Exploring IoT… A practical approach, Part 2

This was originally intended to be a 2 part article. But between work and my good intentions to close the topic before my 30 day trial period of Ubidots finishes up, I managed to hit a brick wall!

My plan was simple:

IoT enabled Industrial Weight Scale _ concept idea

My IoT enabled device is connected to my internal LAN through WiFi. It uses TI’s CC3100 booster pack for this. I use 2 of it’s 7 (if I’m not mistaken?) UARTs: one to interface to the weight scale indicator and the other one to interface to the PC. Whatever is coming from the scale indicator is routed directly to the PC. This way, all of the existing functionality isn’t broken and the PC application continues to do what it was intended to do! At the same time, I parse this data, extract the part I’m interested in (e.g. the weight under measurement) and send it to my Ubidots “monitoring” application.

Here’s what happened…

This is my hardware setup:

IoT enabled Industrial Weight Scale _ with labels

… and just to show it’s not only boards stacked on a perf-board:

IoT enabled Industrial Weight Scale _ bottom side

Not my best work, but it will do! 🙂

My first TODO item was to work out the RS232 part. Now, as you cannot just directly interface a microntroller’s UART directly to a RS232 port (mainly because of completely different voltage levels!), you need to use a TTL-to-RS232 level converter. I was lazy and didn’t want to solder too much, so I opted for the RS232 Click from MikroElektronika. And nothing worked (initially)!

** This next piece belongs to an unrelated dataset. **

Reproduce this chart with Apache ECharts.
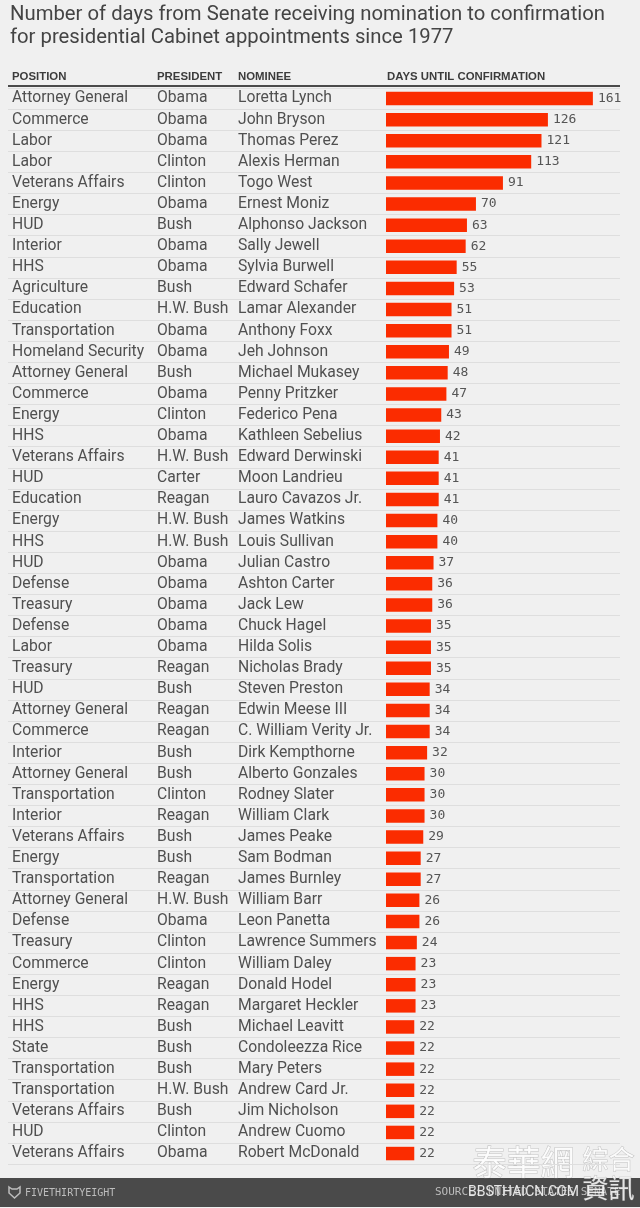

When you’re interfacing two devices through RS232, the transmitting (or TX) pin on one end needs to connect to the receiving (or RX) pin on the other end. And vice versa! Essentially, the TX/RX lines have to cross eventually.

Looking at the schematic of the RS232 click:

RS232 Click Schematic _ with comments

this conditions seems to be satisfied! So that when you connect it directly to the PC’s COM port without any cable – it should work! Because I needed a cable (due to obvious access restrictions), I used a pass-through cable (essentially a pin-to-pin connection) with a male connector on one and a female connector on the other side – for both RS232 click board!

After scratching my head for a while, I ended up using a cross-connected cable (essentially a cross between pin 2 on one side and pin 3 on the other side of the cable’s connectors – and vice versa!) for the weight scale to my IoT device interface and kept the other cable. This made no sense as I am essentially double cross-connecting the TX/RX lines!? I am definitely missing something here but have no intentions of going any further than this. Maybe it’s just the weight scale indicator?

My second TODO item on the list was to sort out the WiFi connectivity part. This was pretty straight forward using the provided examples – regardless if you use Energia IDE or Code Composer Studio (with TivaWare)! All of this will be made available on my BitBucket repo once I’m completely finished.

The third item was to “marry” the RS232 and the WiFi parts. And this is when I came to a temporary stop! The reason being: I failed to do the most basic thing which is RTFM! Or in more polite terms Read the Documentation!

An extract (of the pin mapping) from page 9 and 10 of the CC3100 manual:

IoT - pin assignment _ CC3100 board

My pin mapping:

IoT - pin assignment _ Tiva C board

Pin conflict!

IoT - pin assignment _ Conflicts

I naively thought I could just use any pin I wanted 🙂 guessing the booster pack works on thin air!? 🙂 The +3.3V and GND pins are OK – quite expected – but the other three (nHIB vs. U5_RX, SPI_CS vs. LED_G and WLAN_LOG_TX vs. U2_RX) definitively not!

Nevertheless, I need to sort out this without going in a totally different direction and abandon my intention to experiment with my Tiva C launchpad.

So this is my plan (impractical/silly or not):

I will use a second (and a smaller) micro for the RS232 interfacing only, and use the Tiva C board for the WiFi connectivity and driving of the indicator LEDs. I could use any microcontroller here, but I happen to have an extra MSP430 from TI: one UART (which I will be using to interface to the scale), a couple of pins to interface to the PC (by essentially employing the bit banging technique or emulating the serial communication channel) and SPI to interface this smaller micro to the Tiva C board.

The Tiva C board might have been an overkill since the beginning (and now this), but it seems my project has taken a path of its own, so I decided to follow it!